Ok the wheels are slipping but train is slowly getting up to steam.

How many possible ways are there to set up the n^2 bits of the partial
products?  2^(n^2).  Only n^2 are well-formed.  (This is for a nXn
multiplication algorithm). So even if I had the dreamed of polynomial
time solution to Boolean Satisfiabiity the worse case is that I might
have to go through 2^(n^2)-n^2 trials before I got a factorization.

So even though you do not have to make the multiplication algorithm
reversible in order to derive a Boolean Formula that will detect a
non-prime number (given a set of possible partial products), if the
goal is to use the method with a polynomial time solution to Boolean
Satisfiabilty then you are going to have to make it reversible (or
something like that) if you are want to use it to find a factorization
solution to any given number in polynomial time.

Jim Bromer
(I might be wrong...It has happened. I admit it.)

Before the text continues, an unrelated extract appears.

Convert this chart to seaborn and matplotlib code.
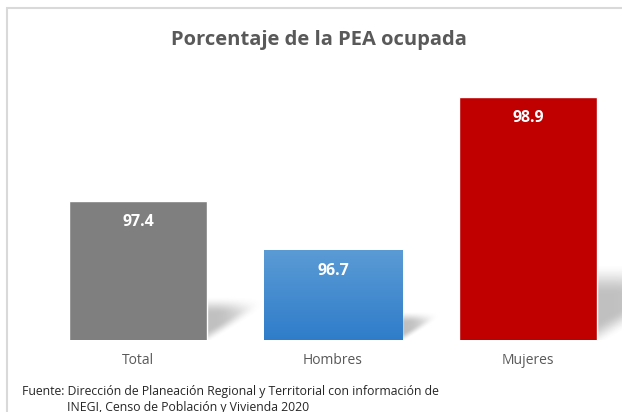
import numpy as np
import pandas as pd
import matplotlib
matplotlib.use("Agg")
import matplotlib.pyplot as plt
import matplotlib.colors as mcolors
from matplotlib.patches import Rectangle
import seaborn as sns

categories = ["Total", "Hombres", "Mujeres"]
values = [97.4, 96.7, 98.9]
bar_colors = ["#7F7F7F", "#4A8ED3", "#C00000"]
title = "Porcentaje de la PEA ocupada"
source_lines = ["Fuente: Dirección de Planeación Regional y Territorial con información de",
                "INEGI, Censo de Población y Vivienda 2020"]

sns.set_theme(style="white")
plt.rcParams['font.family'] = ['Open Sans', 'DejaVu Sans']

W, H = 622, 412
fig = plt.figure(figsize=(W / 100, H / 100), dpi=100)
ax_left, ax_right, ax_bottom, ax_top = 40, 622, 340, 60
ax = fig.add_axes([ax_left / W, 1 - ax_bottom / H, (ax_right - ax_left) / W, (ax_bottom - ax_top) / H])

df = pd.DataFrame({"cat": categories, "val": values})
ymin = 95.4
px_per_unit = 69.4
sns.barplot(data=df, x="cat", y="val", hue="cat", palette=bar_colors, width=0.71,
            legend=False, ax=ax, saturation=1, zorder=3)


def sm(t):
    t = np.clip(t, 0, 1)
    return t * t * (3 - 2 * t)


# soft shadows
for p in ax.patches:
    xr = p.get_x() + p.get_width()
    top = p.get_y() + p.get_height()
    hb = (top - ymin) * 0.28
    L = (top - ymin) * px_per_unit * 0.42 / 195
    nx, ny = 160, 100
    u = np.linspace(-0.05, 1.15, nx)
    v = np.linspace(0, 1.2, ny)
    U, V = np.meshgrid(u, v)
    a = (sm((V - U * 0.9 + 0.1) / 0.35) * sm((1.12 - V) / 0.45)
         * sm((1.05 - U) / 0.9) * sm((U + 0.05) / 0.05))
    a = a * 0.42
    img = np.zeros((ny, nx, 4))
    img[..., :3] = 0.42
    img[..., 3] = a
    ax.imshow(img, extent=[xr + u[0] * L, xr + u[-1] * L, ymin, ymin + v[-1] * hb],
              origin="lower", aspect="auto", zorder=2, interpolation="bilinear")

# gradient on Hombres bar
p = ax.patches[1]
grad = np.linspace(0, 1, 100)[:, None]
cmap = mcolors.LinearSegmentedColormap.from_list("g", ["#2F7DCA", "#5B9BD5"])
im = ax.imshow(grad, extent=[p.get_x(), p.get_x() + p.get_width(), ymin, p.get_y() + p.get_height()],
               origin="lower", aspect="auto", cmap=cmap, zorder=4)
im.set_clip_path(p)

ax.set_xlim(-0.503, 2.482)
ax.set_ylim(ymin, ymin + (ax_bottom - ax_top) / px_per_unit)

for i, v in enumerate(values):
    ax.annotate(f"{v:.1f}", (i, v), xytext=(0, -15), textcoords="offset points",
                ha="center", va="center", color="white", fontsize=11.5, fontweight="bold", zorder=6)

ax.set_xlabel("")
ax.set_ylabel("")
ax.set_yticks([])
ax.tick_params(axis="x", length=0, pad=9, labelsize=10, labelcolor="#595959")
for s in ax.spines.values():
    s.set_visible(False)

fig.text(319 / W, 1 - 40 / H, title, ha="center", va="center", fontsize=14.5,
         fontweight="bold", color="#595959")
fig.text(22 / W, 1 - 392 / H, source_lines[0], ha="left", va="center", fontsize=8.8, color="#262626")
fig.text(67 / W, 1 - 407 / H, source_lines[1], ha="left", va="center", fontsize=8.8, color="#262626")

fig.patches.append(Rectangle((7 / W, -0.2), 1.2, 1 - 8 / H + 0.2, transform=fig.transFigure,
                             fill=False, edgecolor="#D9D9D9", linewidth=1.5, figure=fig))

fig.savefig("out.png", dpi=100)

On Mon, Aug 27, 2012 at 7:21 PM, Jim Bromer <[email protected]> wrote:
> Unfortunately I was wrong about this, but the method does have a flaw.
>
> The partial products are fully specified in the sense that they detail
> the relationships between each bit as it is used in the cross-products
> in a consistent manner based on the bits of the multiplicand.  So if
> you had a Boolean Solver then the Boolean formula of the cross
> products (derived from a standard multiplication algorithm) could be
> used to determine if there was a solution for a given system of
> cross-products.
>
> However, if the system detected that there was no solution to a
> problem (given a system of partial products) it would not definitely
> represent a prime number since the given system could be poorly
> formed.  On the other hand it should be able to detect a
> factorization.  If it found that a system could be factored based on
> the fact that there was a solution to the Boolean Formula, then the
> given system of partial products could be added to detect the number
> that can be factored.
>
> Jim Bromer
>
>
>
>
>
>
> On Mon, Aug 27, 2012 at 6:48 PM, Jim Bromer <[email protected]> wrote:
>> I was really surprised when I discovered that converting the
>> cross-products, used to determine the partial products, of a binary
>> multiplication into the form of Boolean logic was logically simple.
>> It turns out that the methodology of the multiplication problem, when
>> you are given the multiplicands is simple just as the multiplication
>> algorithm is simple.  However, if you were to try to work backwards to
>> use the partial products to try to determine the multiplicands the
>> problem is much more difficult.  It is simple as long as poorly formed
>> partial products have been filtered out beforehand.  The formalization
>> of the problem, (expressed in pure Boolean form), is not quite so
>> simple if the algorithm is supposed to detect or avoid poorly formed
>> partial products.
>>
>> It took me a long time to figure this out so I won't be calling any of
>> the other boys in this group slow anytime soon.  So anyway, if you
>> wanted to use the multiplication algorithm as a factorization
>> algorithm you would have to work the algorithm backwards in order to
>> determine the multiplicands given the product, or to determine the
>> multiplicands given a system of partial products.  The use of the
>> partial products as the given isn't simple because if a bit in a
>> partial product = 0 it could be because the corresponding bits in one
>> or both of the multiplicands that produced the cross product were 0.
>> That shows that there are three ways to explain a bit in a cross
>> product that equals 0.  On the other hand if the bit in the cross
>> product was 1 then we would know that both bits were 1, which shows
>> that there should be a reasonably "easy" way to define the Boolean
>> Logic of the partial products so that it would only allow correctly
>> formed partial products to get past the Boolean Formula.
>>
>> This reasoning shows how complicated turning an algorithm into a true
>> Boolean Formula can be.  First we start off with the standard
>> multiplication algorithm, ok. But if you want to use that algorithm in
>> an unconventional way, you have to make sure that the implicit
>> relations are well-formed in the sense that the unconventional usage
>> will not present the given values in an unacceptable poorly-formed
>> way.  So even if you want to consider the problem in purely abstract
>> way -using only Boolean variables- you have to be prepared for
>> unexpected effects when your claim jumps the conventional rails.
>>
>> If you want to take the conversion of a multiplication function into a
>> pure (variable) Boolean form and then use it to detect a factorization
>> given a solution to the derived Boolean Formula, the multiplication
>> method would first have to be expressed as a reversible function.